Some things to ponder as you are making this som tum:

  1. Always do this with a mortar and pestle. Make the dressing first and add the salad ingredients after. Pound with intention like you are Rachel on a break, not gently like you are Phoebe with a massage client.
  2. We use tamarind juice (mixed with a few teaspoonfuls of hot water) plus the lime juice because the salad lasts longer that way. When it’s just lime juice, it gets bland more quickly, just like Chandler’s personality in season 10.
  3. If you are making this to go, always add the dressing at the last minute, like when Rachel shows up at Ross’s second wedding.

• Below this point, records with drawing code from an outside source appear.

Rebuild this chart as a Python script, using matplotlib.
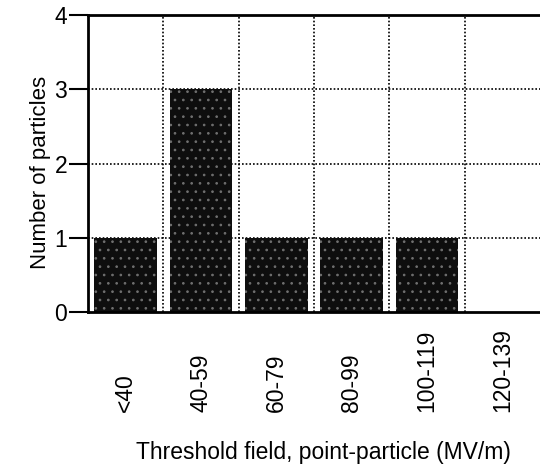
import numpy as np
import matplotlib
matplotlib.use("Agg")
import matplotlib.pyplot as plt

plt.rcParams['font.family'] = ['Liberation Sans', 'DejaVu Sans']
plt.rcParams['hatch.color'] = '#707070'
plt.rcParams['hatch.linewidth'] = 0.7

# threshold field bins and particle counts
bins = ['<40', '40-59', '60-79', '80-99', '100-119', '120-139']
counts = [1, 3, 1, 1, 1, 0]
y_ticks = [0, 1, 2, 3, 4]

fig = plt.figure(figsize=(5.4, 4.68), dpi=100)
ax = fig.add_axes([0.163, 0.333, 0.837, 0.635])

x = np.arange(len(bins)) + 0.5
ax.bar(x, counts, width=0.83, color='#0e0e0e', edgecolor='#707070',
       linewidth=0, hatch='..', zorder=2)

ax.set_xlim(0, len(bins))
ax.set_ylim(0, 4)

# dotted grid on the bin boundaries
for gx in range(1, len(bins)):
    ax.axvline(gx, color='black', linestyle=(0, (1, 1.2)), linewidth=1.2, zorder=3)
for gy in y_ticks[1:-1]:
    ax.axhline(gy, color='black', linestyle=(0, (1, 1.2)), linewidth=1.2, zorder=1)

ax.set_yticks(y_ticks)
ax.set_yticklabels([str(v) for v in y_ticks])
ax.tick_params(axis='y', length=14, width=1.5, pad=1, labelsize=16.5)

ax.set_xticks(x)
ax.set_xticklabels(bins, rotation=90)
ax.tick_params(axis='x', length=0, pad=72, labelsize=16.5)
for lab in ax.get_xticklabels():
    lab.set_verticalalignment('bottom')

ax.spines['right'].set_visible(False)
for s in ['left', 'top', 'bottom']:
    ax.spines[s].set_linewidth(2)

ax.set_ylabel('Number of particles', fontsize=16)
ax.yaxis.set_label_coords(-0.106, 0.47)
ax.yaxis.label.set_verticalalignment('center')
ax.set_xlabel('Threshold field, point-particle (MV/m)', fontsize=16.5)
ax.xaxis.set_label_coords(0.52, -0.471)
ax.xaxis.label.set_verticalalignment('center')

fig.savefig('out.png', dpi=100)
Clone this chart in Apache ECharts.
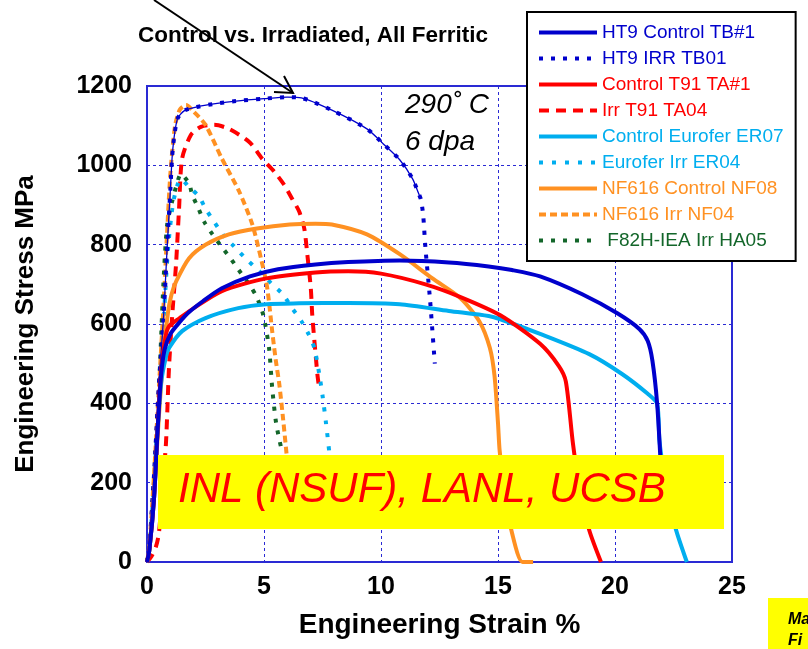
<!DOCTYPE html>
<html>
<head>
<meta charset="utf-8">
<script src="https://cdn.jsdelivr.net/npm/echarts/dist/echarts.min.js"></script>
<style>
html,body{margin:0;padding:0;background:#fff;}
#chart{width:808px;height:649px;}
</style>
</head>
<body>
<div id="chart"></div>
<script>
// ---- data: [strain %, stress MPa] ----
const seriesNames = [
  'HT9 Control TB#1', 'HT9 IRR TB01', 'Control T91 TA#1', 'Irr T91 TA04',
  'Control Eurofer ER07', 'Eurofer Irr ER04', 'NF616 Control NF08', 'NF616 Irr NF04',
  ' F82H-IEA Irr HA05'
];
const xTicks = [0, 5, 10, 15, 20, 25];
const yTicks = [0, 200, 400, 600, 800, 1000, 1200];

const ht9Control = [[0,0],[0.1,30],[0.3,160],[0.45,330],[0.6,470],[0.75,535],[1.0,575],[1.4,605],[1.8,630],[2.4,658],[3.2,690],[4.4,720],[5.6,738],[7.2,750],[8.6,756],[10.8,760],[12.9,755],[14.6,745],[15.6,736],[16.8,720],[18.6,675],[20.1,627],[21.05,587],[21.4,557],[21.6,507],[21.8,400],[21.95,250]];
const ht9Irr = [[0,0],[0.1,40],[0.3,220],[0.5,440],[0.7,610],[0.85,780],[1.0,940],[1.1,1040],[1.3,1117],[1.6,1138],[2.1,1147],[3.0,1156],[3.8,1162],[5.0,1168],[6.0,1172],[6.6,1170],[7.9,1139],[9.4,1092],[10.1,1054],[10.8,1014],[11.35,966],[11.6,930],[11.7,915],[11.8,876],[11.9,791],[12.1,658],[12.3,500]];
const t91Control = [[0,0],[0.1,30],[0.3,160],[0.45,330],[0.6,480],[0.8,570],[0.95,595],[1.4,615],[2.0,640],[3.2,683],[5.1,715],[7.2,730],[8.6,733],[10.0,727],[11.9,700],[13.4,668],[15.1,622],[16.8,550],[17.6,494],[17.9,455],[18.2,300],[18.5,180],[18.9,80],[19.4,0]];
const t91Irr = [[0,0],[0.2,15],[0.38,38],[0.51,73],[0.65,180],[0.81,299],[0.94,490],[1.1,640],[1.24,750],[1.37,891],[1.5,1017],[1.88,1077],[2.3,1097],[2.87,1102],[3.5,1092],[4.37,1059],[4.92,1017],[5.44,984],[5.86,951],[6.2,916],[6.5,884],[6.72,841],[6.85,776],[7.0,690],[7.06,625],[7.15,560],[7.28,474],[7.33,450]];
const eurControl = [[0,0],[0.1,30],[0.3,160],[0.45,330],[0.6,450],[0.8,515],[0.95,540],[1.5,582],[2.5,615],[3.9,640],[5.1,650],[6.5,652],[8.6,653],[10.8,650],[12.9,633],[14.6,620],[15.1,612],[16.8,575],[18.9,524],[20.3,474],[21.4,424],[21.8,399],[21.9,306],[22.1,220],[22.35,138],[22.65,73],[23.07,0]];
const eurIrr = [[0,0],[0.1,35],[0.3,200],[0.5,410],[0.7,600],[0.9,790],[1.1,900],[1.3,950],[1.45,965],[1.8,945],[2.23,921],[2.5,891],[3.3,821],[3.72,796],[4.2,766],[4.8,733],[5.3,703],[5.8,675],[6.2,640],[6.6,607],[6.9,575],[7.15,540],[7.36,474],[7.5,420],[7.65,350],[7.8,270],[7.85,220]];
const nf616Control = [[0,0],[0.1,30],[0.3,170],[0.5,360],[0.7,520],[0.9,630],[1.05,675],[1.25,708],[1.8,766],[2.5,800],[3.5,826],[4.7,841],[6.1,851],[7.2,853],[7.9,851],[9.4,826],[10.8,776],[12.2,715],[13.4,665],[14.2,607],[14.65,540],[14.85,470],[15.0,350],[15.07,281],[15.3,170],[15.6,73],[16.05,0],[16.5,0]];
const nf616Irr = [[0,0],[0.1,40],[0.3,220],[0.5,430],[0.7,640],[0.85,820],[1.0,980],[1.2,1100],[1.4,1140],[1.67,1152],[2.0,1135],[2.5,1102],[3.2,1017],[3.94,934],[4.5,851],[4.9,758],[5.14,690],[5.35,582],[5.5,510],[5.65,450],[5.8,370],[5.95,281],[6.05,220]];
const f82hIrr = [[0,0],[0.1,35],[0.3,210],[0.5,420],[0.7,700],[0.86,850],[1.07,908],[1.24,945],[1.45,978],[1.8,954],[1.93,926],[2.2,891],[2.44,858],[2.8,826],[3.17,796],[3.6,763],[4.02,728],[4.37,700],[4.67,670],[4.92,633],[5.05,600],[5.22,537],[5.35,439],[5.52,349],[5.74,286]];

const BLUE = '#0000cc', RED = '#ff0000', CYAN = '#00aeef', ORANGE = '#ff9122', GREEN = '#13662a';
const AXIS_BLUE = '#2a2ad4';
const FONT = 'Liberation Sans, Arial, sans-serif';

function mk(name, data, color, width, type, z) {
  return { name, type: 'line', data, symbol: 'none', smooth: 0.25, z: z || 2,
    lineStyle: { color, width, type, cap: 'butt', join: 'round' }, itemStyle: { color }, animation: false };
}

const series = [
  mk(seriesNames[1], ht9Irr, BLUE, 4, [4, 8], 3),
  { name: 'ht9IrrThin', type: 'line', data: ht9Irr.slice(0, 23), symbol: 'none', smooth: 0.25, z: 3,
    lineStyle: { color: BLUE, width: 1.3 }, animation: false },
  mk(seriesNames[3], t91Irr, RED, 4, [10, 7]),
  mk(seriesNames[5], eurIrr, CYAN, 4, [4, 9]),
  mk(seriesNames[7], nf616Irr, ORANGE, 4, [7, 4]),
  mk(seriesNames[8], f82hIrr, GREEN, 4, [4, 8]),
  mk(seriesNames[6], nf616Control, ORANGE, 4, 'solid', 4),
  mk(seriesNames[4], eurControl, CYAN, 4, 'solid', 4),
  mk(seriesNames[2], t91Control, RED, 4, 'solid', 4),
  mk(seriesNames[0], ht9Control, BLUE, 4, 'solid', 4)
];

const legendColors = [BLUE, BLUE, RED, RED, CYAN, CYAN, ORANGE, ORANGE, GREEN];

const option = {
  animation: false,
  backgroundColor: '#ffffff',
  textStyle: { fontFamily: FONT },
  grid: { left: 147, right: 76, top: 86, bottom: 87, show: true, borderColor: AXIS_BLUE, borderWidth: 2, backgroundColor: 'transparent' },
  xAxis: {
    type: 'value', min: xTicks[0], max: xTicks[xTicks.length - 1], interval: 5,
    name: 'Engineering Strain %', nameLocation: 'middle', nameGap: 49,
    nameTextStyle: { fontSize: 28, fontWeight: 'bold', color: '#000', fontFamily: FONT },
    axisLine: { show: true, lineStyle: { color: AXIS_BLUE, width: 2 } },
    axisTick: { show: false },
    axisLabel: { fontSize: 25, fontWeight: 'bold', color: '#000', margin: 13, fontFamily: FONT,
      formatter: v => String(v) },
    splitLine: { show: true, lineStyle: { color: AXIS_BLUE, width: 1, type: [3, 3] } }
  },
  yAxis: {
    type: 'value', min: yTicks[0], max: yTicks[yTicks.length - 1], interval: 200,
    name: 'Engineering Stress MPa', nameLocation: 'middle', nameGap: 108,
    nameTextStyle: { fontSize: 26, fontWeight: 'bold', color: '#000', fontFamily: FONT },
    axisLine: { show: true, lineStyle: { color: AXIS_BLUE, width: 2 } },
    axisTick: { show: false },
    axisLabel: { fontSize: 25, fontWeight: 'bold', color: '#000', margin: 15, fontFamily: FONT,
      formatter: v => String(v) },
    splitLine: { show: true, lineStyle: { color: AXIS_BLUE, width: 1, type: [3, 3] } }
  },
  legend: {
    orient: 'vertical', left: 527, top: 12,
    data: seriesNames.map((n, i) => ({ name: n, textStyle: { color: legendColors[i] } })),
    itemWidth: 58, itemHeight: 14, itemGap: 7,
    padding: [11, 12, 11, 10],
    backgroundColor: '#ffffff', borderColor: '#000000', borderWidth: 2, borderRadius: 0,
    lineStyle: { width: 'inherit' },
    itemStyle: { opacity: 0 },
    textStyle: { fontSize: 19, fontFamily: FONT },
    selectedMode: false
  },
  graphic: [
    { type: 'text', z: 100, left: 138, top: 24,
      style: { text: 'Control vs. Irradiated, All Ferritic', font: 'bold 22.5px ' + FONT, fill: '#000' } },
    { type: 'line', z: 101, shape: { x1: 154, y1: 0, x2: 293, y2: 93 }, style: { stroke: '#000', lineWidth: 2 } },
    { type: 'polyline', z: 101, shape: { points: [[284, 76], [293, 93], [274, 92]] }, style: { stroke: '#000', lineWidth: 2, fill: null } },
    { type: 'text', z: 100, left: 405, top: 91,
      style: { text: '290˚ C', font: 'italic 28px ' + FONT, fill: '#000' } },
    { type: 'text', z: 100, left: 405, top: 128,
      style: { text: '6 dpa', font: 'italic 28px ' + FONT, fill: '#000' } },
    { type: 'rect', z: 100, shape: { x: 158, y: 455, width: 566, height: 74 }, style: { fill: '#ffff00' } },
    { type: 'text', z: 101, left: 178, top: 469,
      style: { text: 'INL (NSUF), LANL, UCSB', font: 'italic 42px ' + FONT, fill: '#ff0000' } },
    { type: 'rect', z: 100, shape: { x: 768, y: 598, width: 40, height: 51 }, style: { fill: '#ffff00' } },
    { type: 'text', z: 101, left: 788, top: 609,
      style: { text: 'Ma\nFi', font: 'bold italic 16px ' + FONT, fill: '#000', lineHeight: 21 } }
  ],
  series
};

const chart = echarts.init(document.getElementById('chart'), null, { renderer: 'canvas' });
chart.setOption(option);
</script>
</body>
</html>
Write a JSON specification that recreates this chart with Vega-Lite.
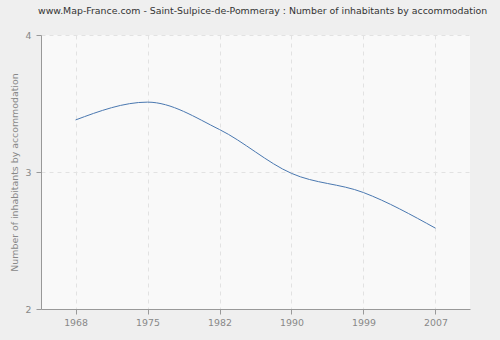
{
  "$schema": "https://vega.github.io/schema/vega-lite/v6.json",
  "autosize": "none",
  "width": 429,
  "height": 274,
  "padding": {"left": 41, "top": 35, "right": 30, "bottom": 31},
  "background": "#efefef",
  "title": {
    "text": "www.Map-France.com - Saint-Sulpice-de-Pommeray : Number of inhabitants by accommodation",
    "anchor": "start",
    "frame": "group",
    "dx": -3,
    "offset": 14,
    "font": "DejaVu Sans",
    "fontSize": 9.4,
    "fontWeight": "normal",
    "color": "#333333"
  },
  "config": {
    "view": {"fill": "#f9f9f9", "stroke": null},
    "axis": {
      "labelFont": "DejaVu Sans",
      "labelFontSize": 9.4,
      "labelColor": "#888888",
      "titleFont": "DejaVu Sans",
      "titleFontSize": 9.4,
      "titleFontWeight": "normal",
      "titleColor": "#888888",
      "domainColor": "#999999",
      "tickColor": "#999999",
      "gridColor": "#e2e2e2",
      "gridDash": [4, 4]
    }
  },
  "data": {
    "values": [
      {"year": "1968", "value": 3.38},
      {"year": "1975", "value": 3.51},
      {"year": "1982", "value": 3.31},
      {"year": "1990", "value": 2.99},
      {"year": "1999", "value": 2.85},
      {"year": "2007", "value": 2.59}
    ]
  },
  "mark": {"type": "line", "interpolate": "monotone", "color": "#4a78b0", "strokeWidth": 1},
  "encoding": {
    "x": {
      "field": "year",
      "type": "ordinal",
      "scale": {"type": "point", "padding": 0.48},
      "axis": {"title": null, "labelAngle": 0, "grid": true, "tickSize": 5, "labelPadding": 4}
    },
    "y": {
      "field": "value",
      "type": "quantitative",
      "scale": {"domain": [2, 4], "nice": false},
      "axis": {"title": "Number of inhabitants by accommodation", "tickCount": 2, "format": ".0f", "grid": true, "tickSize": 5, "titlePadding": 6, "labelPadding": 5}
    }
  }
}
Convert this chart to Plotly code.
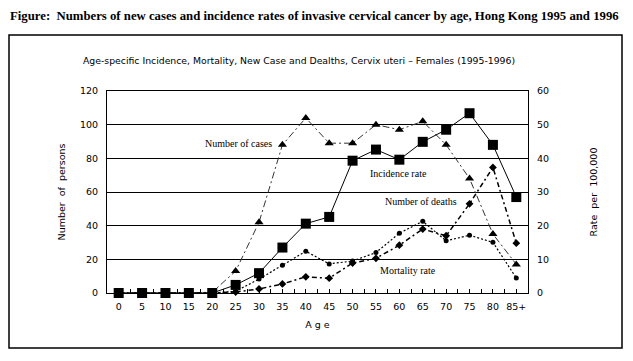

Foolproof Som Tum Pla Rah (the superior som tum, in my opinion)

Ingredients 

  • juice of 1 lime
  • 3 Tbsps of tamarind pulp, thinned out with a few teaspoons of hot water
  • 2 Tbsps of pla rah (we buy bottled, made from boiled anchovies only)
  • 2 garlic cloves
  • 1/4 Tbsp of palm sugar to even out the flavors
  • Fresh bird’s eye chilies (between 2, my standard family level, to 20, the level preferred by Chef Prin Polsuk at Samrub for Thai!!!)
  • Salad ingredients: Anything crunchy and julienne-able, e.g. 1/3 of a small green papaya, half of a large carrot, 3-4 plum tomatoes, handful of cut-up long beans. (It actually doesn’t have to be julienne-able either. Corn kernels are popular, as are cut-up long beans on their own. They just have to be poundable.)

Mix all the dressing ingredients together in the mortar. Taste to adjust seasoning. Then add the salad ingredients and pound with the pestle hard enough to bruise the strands (in the papaya’s case, to release some of the sap into the dressing). Mix well. Upend onto your serving dish and eat as soon as you can.